Pour le Grand Port Maritime de Marseille, lʼinscription du barreau manquant entre Marseille et Gênes au corridor permettrait de développer le ferroutage pour le fret vers lʼItalie. A l’heure actuelle, la solution ferroviaire représente 10 % du transport de conteneurs à partir du port de Marseille « et nous pourrions aujourdʼhui faire trois fois plus », estime Christine Cabau-Woehrel, la directrice du GPMM. Le port a dʼailleurs lancé une vaste opération de modernisation de son réseau. Il sʼapprête à lancer le volet concernant les bassins ouest en 2018 pour un investissement de plus de 15 millions dʼeuros. « Maintenant, il faut réfléchir à de nouvelles solutions dʼamorçage pour des projets dʼexploitation au niveau de lʼUnion Européenne. Pour les opérateurs, lʼamorçage est une étape délicate, ils doivent être soutenus. Avant il y avait le dispositif Marco Polo qui a disparu. Jʼattends de nouvelles solutions de soutien de lʼUnion », lance la directrice du port.

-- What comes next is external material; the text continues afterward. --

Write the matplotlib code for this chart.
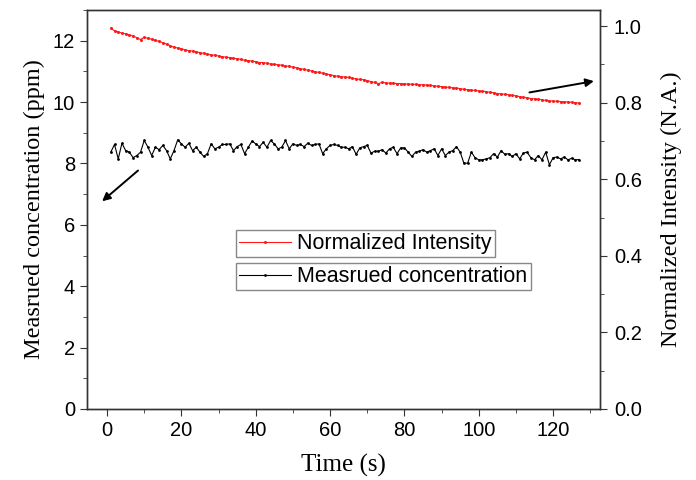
import matplotlib

matplotlib.use("Agg")
import matplotlib.pyplot as plt
from matplotlib.ticker import MultipleLocator, FormatStrFormatter

# sampling time, one point per second
time_s = list(range(1, 128))

# normalized intensity (right axis, N.A.)
intensity = [
    0.994, 0.988, 0.985, 0.982, 0.980, 0.977, 0.974, 0.970, 0.965, 0.971,
    0.968, 0.966, 0.963, 0.960, 0.957, 0.953, 0.949, 0.945, 0.943, 0.941,
    0.938, 0.936, 0.935, 0.933, 0.931, 0.929, 0.927, 0.925, 0.924, 0.922,
    0.920, 0.919, 0.918, 0.916, 0.915, 0.913, 0.911, 0.910, 0.909, 0.907,
    0.905, 0.905, 0.903, 0.901, 0.900, 0.899, 0.898, 0.896, 0.895, 0.893,
    0.891, 0.889, 0.887, 0.885, 0.883, 0.881, 0.879, 0.877, 0.875, 0.873,
    0.871, 0.869, 0.868, 0.867, 0.866, 0.864, 0.862, 0.861, 0.860, 0.858,
    0.855, 0.853, 0.850, 0.853, 0.852, 0.851, 0.851, 0.850, 0.850, 0.849,
    0.849, 0.848, 0.848, 0.847, 0.847, 0.846, 0.845, 0.844, 0.843, 0.842,
    0.841, 0.840, 0.839, 0.838, 0.837, 0.835, 0.834, 0.833, 0.832, 0.831,
    0.830, 0.829, 0.827, 0.826, 0.824, 0.823, 0.822, 0.821, 0.819, 0.818,
    0.816, 0.814, 0.813, 0.811, 0.810, 0.809, 0.808, 0.806, 0.805, 0.804,
    0.804, 0.803, 0.802, 0.802, 0.801, 0.800, 0.799,
]

# measured concentration (left axis, ppm)
concentration = [
    8.37, 8.62, 8.15, 8.66, 8.42, 8.37, 8.19, 8.26, 8.37, 8.75,
    8.53, 8.26, 8.53, 8.45, 8.59, 8.42, 8.15, 8.42, 8.77, 8.64,
    8.53, 8.66, 8.42, 8.53, 8.37, 8.23, 8.32, 8.64, 8.48, 8.53,
    8.62, 8.62, 8.64, 8.42, 8.55, 8.62, 8.32, 8.53, 8.73, 8.64,
    8.55, 8.69, 8.53, 8.75, 8.64, 8.48, 8.53, 8.75, 8.48, 8.64,
    8.59, 8.62, 8.55, 8.66, 8.59, 8.62, 8.64, 8.32, 8.48, 8.59,
    8.62, 8.59, 8.53, 8.53, 8.48, 8.55, 8.30, 8.51, 8.55, 8.59,
    8.34, 8.40, 8.40, 8.45, 8.34, 8.48, 8.53, 8.32, 8.51, 8.51,
    8.37, 8.23, 8.37, 8.40, 8.45, 8.37, 8.42, 8.48, 8.26, 8.48,
    8.26, 8.37, 8.42, 8.55, 8.37, 8.01, 8.01, 8.37, 8.19, 8.12,
    8.12, 8.15, 8.19, 8.32, 8.21, 8.42, 8.30, 8.32, 8.23, 8.32,
    8.15, 8.34, 8.37, 8.19, 8.12, 8.26, 8.12, 8.37, 7.96, 8.19,
    8.21, 8.15, 8.21, 8.12, 8.17, 8.12, 8.13,
]

SANS = ["Liberation Sans", "DejaVu Sans"]
SERIF = ["Liberation Serif", "DejaVu Serif"]

plt.rcParams.update({
    "font.family": SANS,
    "axes.linewidth": 1.0,
    "axes.edgecolor": "#333333",
    "xtick.direction": "out",
    "ytick.direction": "out",
    "xtick.major.size": 5,
    "ytick.major.size": 5,
    "xtick.minor.size": 3,
    "ytick.minor.size": 3,
    "xtick.color": "#333333",
    "ytick.color": "#333333",
    "xtick.labelcolor": "black",
    "ytick.labelcolor": "black",
})

fig = plt.figure(figsize=(6.96, 4.80), dpi=100)
ax = fig.add_axes([0.125, 0.148, 0.737, 0.831])
ax2 = ax.twinx()

(l_conc,) = ax.plot(time_s, concentration, color="black", lw=0.8,
                    marker="o", ms=2.0, mew=0, label="Measrued concentration")
(l_int,) = ax2.plot(time_s, intensity, color="#ff1a1a", lw=0.8,
                    marker="o", ms=2.2, mew=0, label="Normalized Intensity")

ax.set_xlim(-5.4, 132.6)
ax.set_ylim(0, 13)
ax2.set_ylim(0, 1.042)

ax.xaxis.set_major_locator(MultipleLocator(20))
ax.xaxis.set_minor_locator(MultipleLocator(10))
ax.yaxis.set_major_locator(MultipleLocator(2))
ax.yaxis.set_minor_locator(MultipleLocator(1))
ax2.yaxis.set_major_locator(MultipleLocator(0.2))
ax2.yaxis.set_minor_locator(MultipleLocator(0.1))
ax2.yaxis.set_major_formatter(FormatStrFormatter("%.1f"))

ax.tick_params(labelsize=14.5)
ax2.tick_params(labelsize=14.5, pad=5)

ax.set_xlabel("Time (s)", fontsize=18, family=SERIF, labelpad=10)
ax.set_ylabel("Measrued concentration (ppm)", fontsize=17.5, family=SERIF, labelpad=6)
ax2.set_ylabel("Normalized Intensity (N.A.)", fontsize=17.5, family=SERIF, labelpad=14)

# pointer arrows to the matching axes
arrow = dict(arrowstyle="-|>", color="black", lw=1.4, mutation_scale=12)
ax.annotate("", xy=(-1.9, 6.71), xytext=(8.9, 7.83), arrowprops=arrow)
ax.annotate("", xy=(131.7, 10.7), xytext=(112.9, 10.3), arrowprops=arrow,
            annotation_clip=False)

leg_kw = dict(loc="upper left", fontsize=15.5, fancybox=False, framealpha=1,
              edgecolor="#888888", borderaxespad=0, borderpad=0.15,
              handlelength=2.4, handletextpad=0.3, numpoints=1,
              bbox_transform=fig.transFigure)
leg1 = ax2.legend(handles=[l_int], bbox_to_anchor=(0.339, 0.521), **leg_kw)
leg1.get_frame().set_linewidth(1.0)
leg2 = ax2.legend(handles=[l_conc], bbox_to_anchor=(0.339, 0.452), **leg_kw)
leg2.get_frame().set_linewidth(1.0)
ax2.add_artist(leg1)

fig.savefig("out.png", dpi=100)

Les négociations sont officiellement lancées avec Bruxelles pour obtenir un soutien plus important pour les transports de Provence-Alpes-Côte dʼAzur. Si la région et le port multiplient les opérations de lobbying auprès de Bruxelles, « cʼest le gouvernement qui viendra au final donner ses priorités à la commission, rappelle Frédéric Versini, responsable du projet RTE-T à la direction générale mobilité et transport de la commission européenne. Les acteurs locaux doivent donc dʼabord convaincre Paris de les soutenir. Ensuite, viendra le temps démocratique européen avec une proposition au parlement de la nouvelle carte des corridors prévue en mai prochain.